The screen version is similarly involved in showing how all the simplistic methods and attitudes we associate with tough-guy, maverick law enforcement (like Jean Smart’s FBI Agent Laurie Blake) are counterproductive (sorry, ’70s cop shows), and that even the narrative assumptions of the villains lead to unexpected, unpredictable consequences.

And both have a major existential theme — just not the same one. “Watchmen” the comic book addressed the Cold War and the possibility of nuclear Armageddon, the biggest threat of its time. “Watchmen” the TV show does the same — only it posits today’s biggest danger to be white racism/nationalism, and the show tackles it with surprisingly naked honesty.

‘FOR ALL MANKIND’ (Apple TV+)

The elevator pitch for Apple’s effort is right there in the first five minutes of the first episode: What if the Russians got to the moon first?

Obviously, the space race would never end. The first season (a second is already in the works) takes us from 1969 to 1983 with a full-blown embrace of the era in which it is set. The technology is limited. The rah-rah, patriotic bravado is unironic. Men drink a lot and cheat on their wives.

Women are shunted into kitchens and roles as help-meets, some embracing their role with a fixed, glassy smile and some daring to fight for more. (And that’s just the middle class white folks. God help you if you were “other” in 1969, which we also get to see.) Everyone smokes, and they smoke all the time, and they smoke everywhere.

Then there are the space scenes. If you were there for Apollo, you will remember being on the edge of your seat as you stayed up for liftoffs from Cape Canaveral, listened to scratchy radio transmissions from lunar orbit, watched grainy footage of astronauts moving in slo-mo in a lifeless, alien environment. It was thrilling. It was riveting.
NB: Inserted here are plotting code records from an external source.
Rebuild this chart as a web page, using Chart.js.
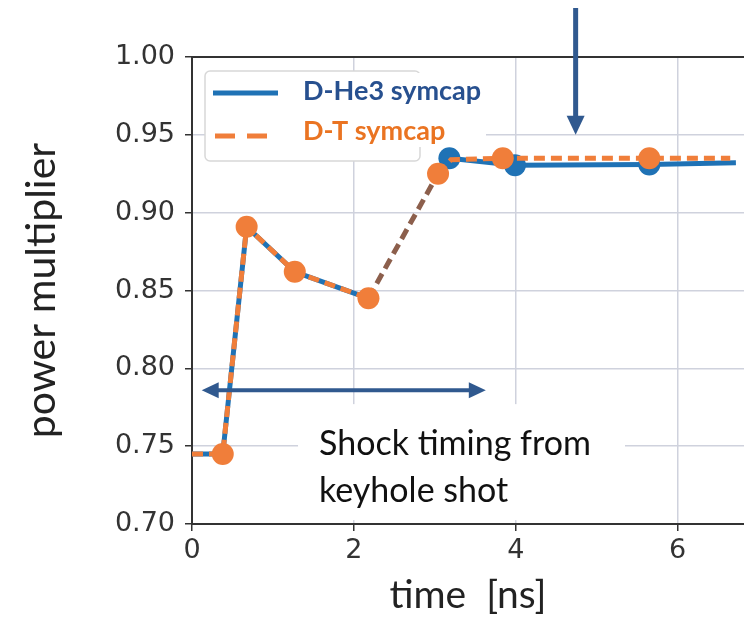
<!DOCTYPE html>
<html>
<head>
<meta charset="utf-8">
<script src="https://cdn.jsdelivr.net/npm/chart.js@4.4.1/dist/chart.umd.min.js"></script>
<style>
  html, body { margin: 0; padding: 0; background: #fff; }
  #wrap { width: 744px; height: 628px; }
</style>
</head>
<body>
<div id="wrap"><canvas id="power-chart" width="744" height="628"></canvas></div>
<script>
const ctxPower = document.getElementById('power-chart').getContext('2d');

// values
const heTime = [0, 0.38, 0.675, 1.27, 2.18, 3.18, 3.99, 5.65, 6.72];
const heMult = [0.745, 0.745, 0.891, 0.862, 0.845, 0.935, 0.9305, 0.931, 0.932];
const dtTime = [0, 0.38, 0.675, 1.27, 2.18, 3.04, 3.2, 3.84, 5.65, 6.65];
const dtMult = [0.745, 0.745, 0.891, 0.862, 0.845, 0.925, 0.934, 0.935, 0.935, 0.935];
const xTicks = [0, 2, 4, 6];
const yTicks = [0.70, 0.75, 0.80, 0.85, 0.90, 0.95, 1.00];

// annotations (data units)
const shockArrow = { from: 0.12, to: 3.63, level: 0.786 };
const markArrow = { time: 4.74, tip: 0.95 };
const noteBox = { x0: 1.31, x1: 5.35, y0: 0.7025, y1: 0.777 };
const noteLines = ['Shock timing from', 'keyhole shot'];

const blue = '#1f72b5';
const orange = '#f07e3a';
const brown = '#8c5f4c';
const arrowBlue = '#30598f';

const overlay = {
    id: 'overlay',
    beforeDatasetsDraw(chart) {
        const { ctx, scales: { x, y } } = chart;
        // white box behind the note
        ctx.save();
        ctx.fillStyle = '#fff';
        ctx.fillRect(x.getPixelForValue(noteBox.x0), y.getPixelForValue(noteBox.y1),
            x.getPixelForValue(noteBox.x1) - x.getPixelForValue(noteBox.x0),
            y.getPixelForValue(noteBox.y0) - y.getPixelForValue(noteBox.y1));
        ctx.restore();
    },
    afterDatasetsDraw(chart) {
        const { ctx, chartArea, scales: { x, y } } = chart;
        ctx.save();

        // top spine
        ctx.strokeStyle = '#333';
        ctx.lineWidth = 2;
        ctx.beginPath();
        ctx.moveTo(chartArea.left - 1, chartArea.top);
        ctx.lineTo(chartArea.right, chartArea.top);
        ctx.stroke();

        // note text
        ctx.fillStyle = '#111';
        ctx.font = '34px Lato';
        ctx.textBaseline = 'alphabetic';
        const tx = x.getPixelForValue(noteBox.x0) + 21;
        ctx.fillText(noteLines[0], tx, 455);
        ctx.fillText(noteLines[1], tx, 502);

        // double arrow
        const ay = y.getPixelForValue(shockArrow.level);
        const ax0 = x.getPixelForValue(shockArrow.from);
        const ax1 = x.getPixelForValue(shockArrow.to);
        ctx.strokeStyle = arrowBlue;
        ctx.fillStyle = arrowBlue;
        ctx.lineWidth = 4;
        ctx.beginPath();
        ctx.moveTo(ax0 + 10, ay);
        ctx.lineTo(ax1 - 10, ay);
        ctx.stroke();
        ctx.beginPath();
        ctx.moveTo(ax0, ay); ctx.lineTo(ax0 + 17, ay - 8); ctx.lineTo(ax0 + 17, ay + 8); ctx.closePath();
        ctx.fill();
        ctx.beginPath();
        ctx.moveTo(ax1, ay); ctx.lineTo(ax1 - 17, ay - 8); ctx.lineTo(ax1 - 17, ay + 8); ctx.closePath();
        ctx.fill();

        // down arrow
        const vx = x.getPixelForValue(markArrow.time);
        const vy = y.getPixelForValue(markArrow.tip);
        ctx.lineWidth = 5;
        ctx.beginPath();
        ctx.moveTo(vx, 8);
        ctx.lineTo(vx, vy - 14);
        ctx.stroke();
        ctx.beginPath();
        ctx.moveTo(vx, vy); ctx.lineTo(vx - 9, vy - 19); ctx.lineTo(vx + 9, vy - 19); ctx.closePath();
        ctx.fill();

        // legend
        const lx = chartArea.left + 13;
        const ly = chartArea.top + 14;
        ctx.fillStyle = '#fff';
        ctx.strokeStyle = '#d8d8d8';
        ctx.lineWidth = 1.5;
        ctx.beginPath();
        ctx.roundRect(lx, ly, 215, 90, 5);
        ctx.fill();
        ctx.stroke();

        ctx.lineWidth = 5;
        ctx.strokeStyle = blue;
        ctx.beginPath();
        ctx.moveTo(lx + 8, ly + 22);
        ctx.lineTo(lx + 73, ly + 22);
        ctx.stroke();
        ctx.strokeStyle = orange;
        ctx.setLineDash([20, 12]);
        ctx.beginPath();
        ctx.moveTo(lx + 10, ly + 65);
        ctx.lineTo(lx + 73, ly + 65);
        ctx.stroke();
        ctx.setLineDash([]);

        ctx.fillStyle = '#fff';
        ctx.fillRect(lx + 96, ly + 2, 185, 74);
        ctx.font = 'bold 27px Lato';
        ctx.textBaseline = 'middle';
        ctx.fillStyle = '#27508f';
        ctx.fillText('D-He3 symcap', lx + 98, ly + 20);
        ctx.fillStyle = '#ea7422';
        ctx.fillText('D-T symcap', lx + 98, ly + 60);

        ctx.restore();
    }
};

const powerChart = new Chart(ctxPower, {
    type: 'line',
    data: {
        datasets: [{
            label: 'D-He3 symcap',
            data: heTime.map((t, i) => ({ x: t, y: heMult[i] })),
            borderColor: blue,
            backgroundColor: blue,
            borderWidth: 5,
            pointRadius: ctx => (ctx.dataIndex >= 5 && ctx.dataIndex <= 7) ? 11 : 0,
            pointBorderWidth: 0,
            pointBackgroundColor: blue,
            order: 2,
            segment: {
                borderColor: ctx => ctx.p0DataIndex === 4 ? 'rgba(0,0,0,0)' : undefined
            }
        }, {
            label: 'D-T symcap',
            data: dtTime.map((t, i) => ({ x: t, y: dtMult[i] })),
            borderColor: orange,
            backgroundColor: orange,
            borderWidth: 5,
            borderDash: [11, 6],
            pointRadius: ctx => (ctx.dataIndex === 0 || ctx.dataIndex === 6 || ctx.dataIndex === 9) ? 0 : 11,
            pointBorderWidth: 0,
            pointBackgroundColor: orange,
            order: 1,
            segment: {
                borderColor: ctx => ctx.p0DataIndex === 4 ? brown : undefined
            }
        }]
    },
    options: {
        responsive: false,
        animation: false,
        layout: { padding: { top: 57, right: 0, left: 0, bottom: 0 } },
        scales: {
            x: {
                type: 'linear',
                min: 0,
                max: 6.82,
                afterBuildTicks: s => { s.ticks = xTicks.map(v => ({ value: v })); },
                afterFit: s => { s.height = 104; },
                ticks: {
                    color: '#333',
                    font: { family: 'DejaVu Sans', size: 27 },
                    padding: 4
                },
                grid: { color: '#cfd2dd', lineWidth: 1.5, tickLength: 7, tickColor: '#333' },
                border: { color: '#333', width: 2 },
                title: {
                    display: true,
                    text: 'time  [ns]',
                    color: '#222',
                    font: { family: 'Lato', size: 39 },
                    padding: { bottom: 9 }
                }
            },
            y: {
                min: 0.70,
                max: 1.00,
                afterBuildTicks: s => { s.ticks = yTicks.map(v => ({ value: v })); },
                afterFit: s => { s.width = 192; },
                ticks: {
                    color: '#333',
                    font: { family: 'DejaVu Sans', size: 27 },
                    padding: 10,
                    callback: v => v.toFixed(2)
                },
                grid: { color: '#cfd2dd', lineWidth: 1.5, tickLength: 7, tickColor: '#333' },
                border: { color: '#333', width: 2 },
                title: {
                    display: true,
                    text: 'power multiplier',
                    color: '#222',
                    font: { family: 'Lato', size: 41 },
                    padding: { top: 17 }
                }
            }
        },
        plugins: {
            legend: { display: false },
            tooltip: { enabled: false }
        }
    },
    plugins: [overlay]
});
</script>
</body>
</html>
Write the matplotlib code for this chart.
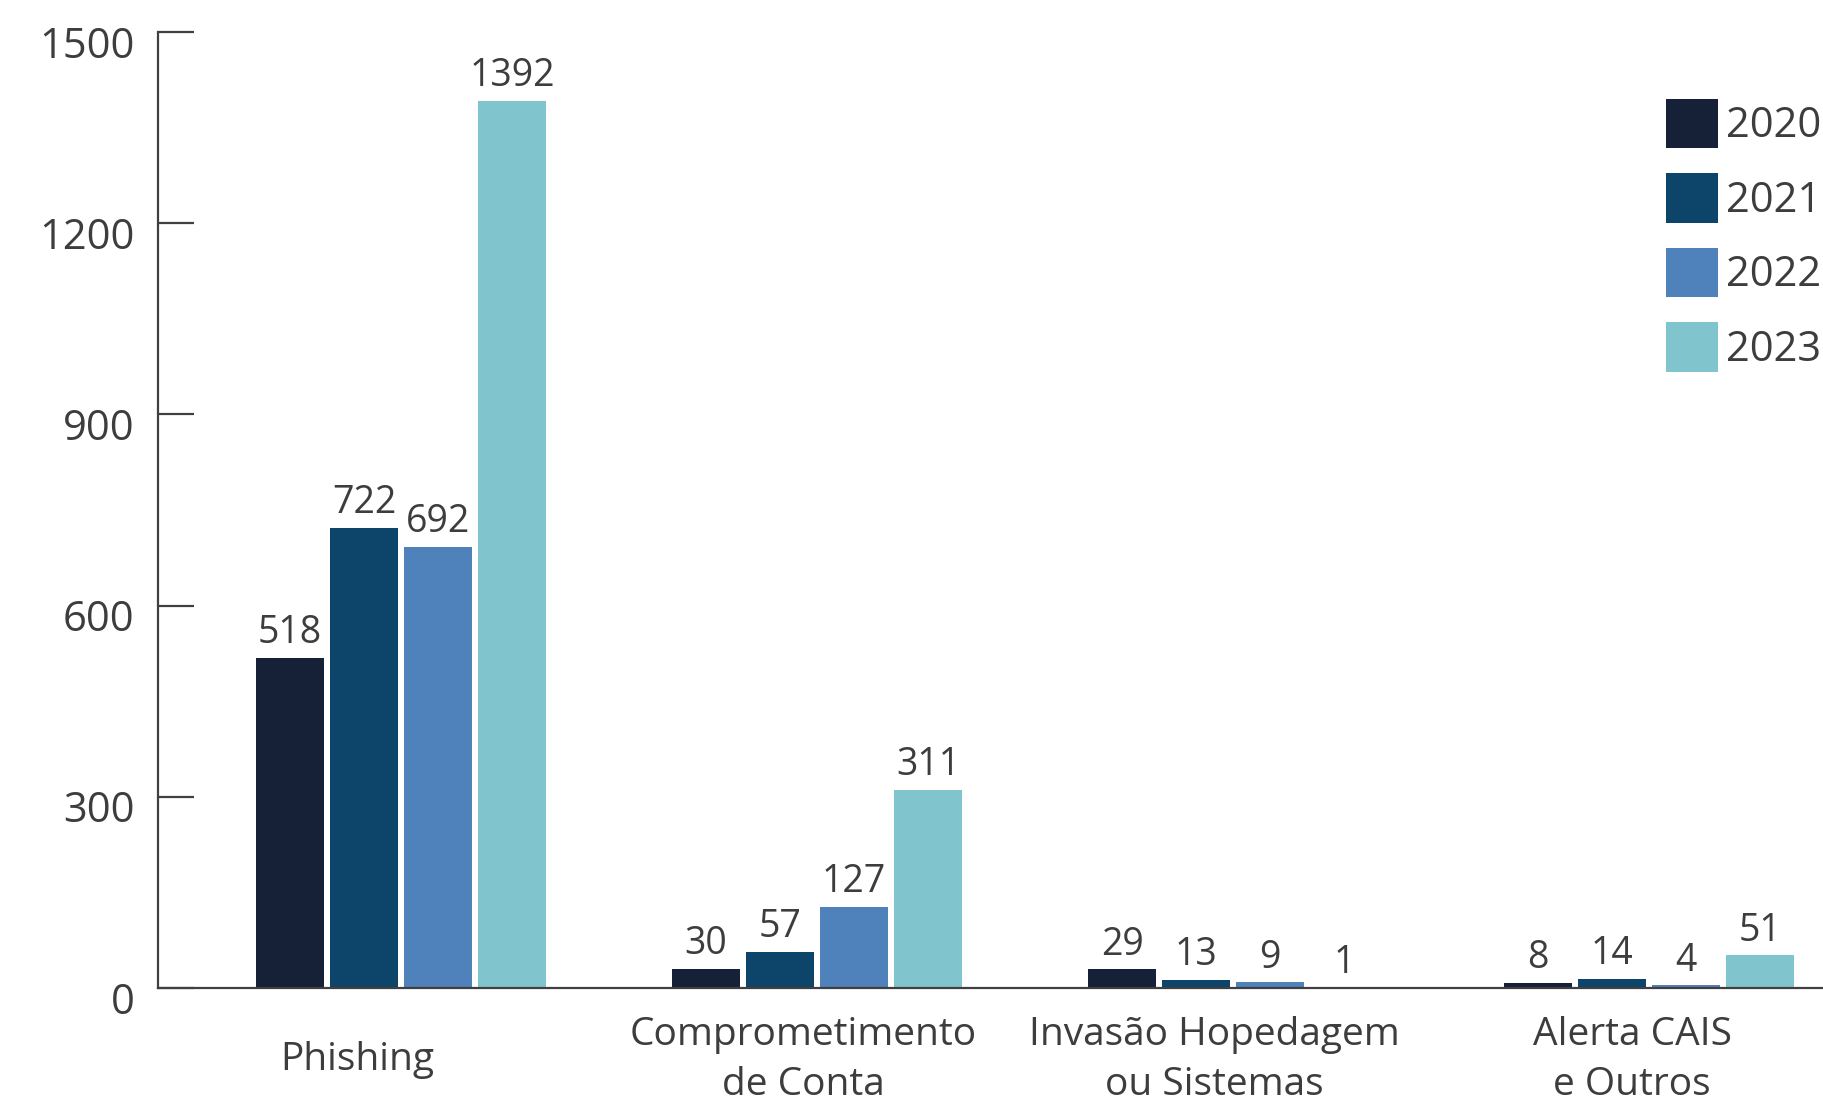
import numpy as np
import matplotlib.pyplot as plt
from matplotlib.transforms import ScaledTranslation

plt.rcParams['font.family'] = ['Open Sans', 'DejaVu Sans']

# -----------------------------
# Data
# -----------------------------
categories = ["Phishing", "Comprometimento\nde Conta",
              "Invasão Hopedagem\nou Sistemas", "Alerta CAIS\ne Outros"]
years = ["2020", "2021", "2022", "2023"]
v2020 = [518, 30, 29, 8]
v2021 = [722, 57, 13, 14]
v2022 = [692, 127, 9, 4]
v2023 = [1392, 311, 1, 51]
yticks = [0, 300, 600, 900, 1200, 1500]

colors = ["#162138", "#0d4469", "#4f82bb", "#80c4ce"]
text_col = "#3d3d3d"

# -----------------------------
# Figure
# -----------------------------
fig = plt.figure(figsize=(18.24, 11.03), dpi=100)
ax = fig.add_axes([0.0866, 0.1043, 0.9134, 0.8667])

x = np.arange(len(categories))
bw = 0.163
step = 0.178
series = [v2020, v2021, v2022, v2023]

for i, (vals, yr) in enumerate(zip(series, years)):
    pos = x + (i - 1.5) * step
    bars = ax.bar(pos, vals, width=bw, color=colors[i], label=yr, zorder=2)
    for b, v in zip(bars, vals):
        ax.annotate(str(v), (b.get_x() + b.get_width() / 2, v),
                    xytext=(0, 4), textcoords="offset points",
                    ha="center", va="bottom", fontsize=27, color=text_col)

ax.set_xlim(-0.584, 3.42)
ax.set_ylim(0, 1500)

# axes styling
for s in ["top", "right"]:
    ax.spines[s].set_visible(False)
for s in ["left", "bottom"]:
    ax.spines[s].set_color("#404040")
    ax.spines[s].set_linewidth(1.6)
ax.spines["bottom"].set_zorder(3)

ax.set_yticks(yticks)
ax.tick_params(axis="y", direction="in", length=26, width=1.6,
               color="#404040", labelsize=30, labelcolor=text_col, pad=17)
offset = ScaledTranslation(0, -7 / 72, fig.dpi_scale_trans)
for lbl in ax.get_yticklabels():
    lbl.set_transform(lbl.get_transform() + offset)

# category labels (slightly left of group centre as in source)
label_shift = [-0.106, -0.034, -0.046, -0.041]
ax.set_xticks(x + np.array(label_shift))
ax.set_xticklabels(categories, fontsize=28, color=text_col, linespacing=1.42)
ax.tick_params(axis="x", length=0, pad=52)
for lbl in ax.get_xticklabels():
    lbl.set_va("center")

leg = ax.legend(loc="upper left", bbox_to_anchor=(0.905, 0.93),
                frameon=False, fontsize=30, handlelength=1.25,
                handleheight=1.45, handletextpad=0.2, labelspacing=0.6,
                borderaxespad=0, borderpad=0)
for t in leg.get_texts():
    t.set_color(text_col)

plt.savefig("out.png", dpi=100)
It was terrifying. While no one liked to talk about it out aloud, this was the most dangerous work imaginable.

“For All Mankind” gets it all exactly right, including the terror.

That would be enough to make “For All Mankind” extraordinary. But then a more subversive consequence begins to raise its ugly head. Yes, the space race continues unabated, but so does the Cold War. In our world, the Soviet Union fell into decay in the ’80s, and fell apart soon after. Not in this world, in which space success reinvigorates the moribund society.

And the second season is going to show us just how hot the Cold War can be, especially in the frigid lunar atmosphere where there is no law.

‘THE EXPANSE’ (AMAZON PRIME)

“The Expanse” is such an incredibly well-done show, one based on a popular series of sci-fi books, that I can’t imagine any genre fan not liking it.

“The Expanse” is set in a future solar system that has nowhere else to go, and friction increases among the three major power bases as elbow room decreases: an overpopulated, pseudo-democratic Earth; an authoritarian Mars engaged in a generations-long terraforming project; and “The Belters,” people who basically live in spaceships, mining the asteroid belt and the outer planets for mineral wealth.

The Belters are the most interesting, because they are the most unusual: They live basically in tribes/factions, united only in their hatred of the “Inners” who take advantage of them; after generations in zero gravity they can no longer live in normal gravity; and they have developed their own language, a pastiche of various slangy lingos that sounds like you should be able to understand it, but you don’t.

In the midst of all this political fervor — which “The Expanse” explores thoroughly, and though it sounds boring it isn’t — comes the first thing from an extra-solar civilization. A “protomolecule” that everyone who learns about it wants to keep secret, and control. But the protomolecule has plans of its own — it likes to overwrite life wherever it finds it — and embeds a contact with one specific person who becomes, with his three-man crew, the viewers’ POV.

Since this series is based on novels — basically each season covers one book — it is not static. No sooner do we think that we understand the Earth-Mars-Belter problems well enough to see a way out, than everything changes at the end of the third season (the last on Syfy, before the move to Amazon Prime).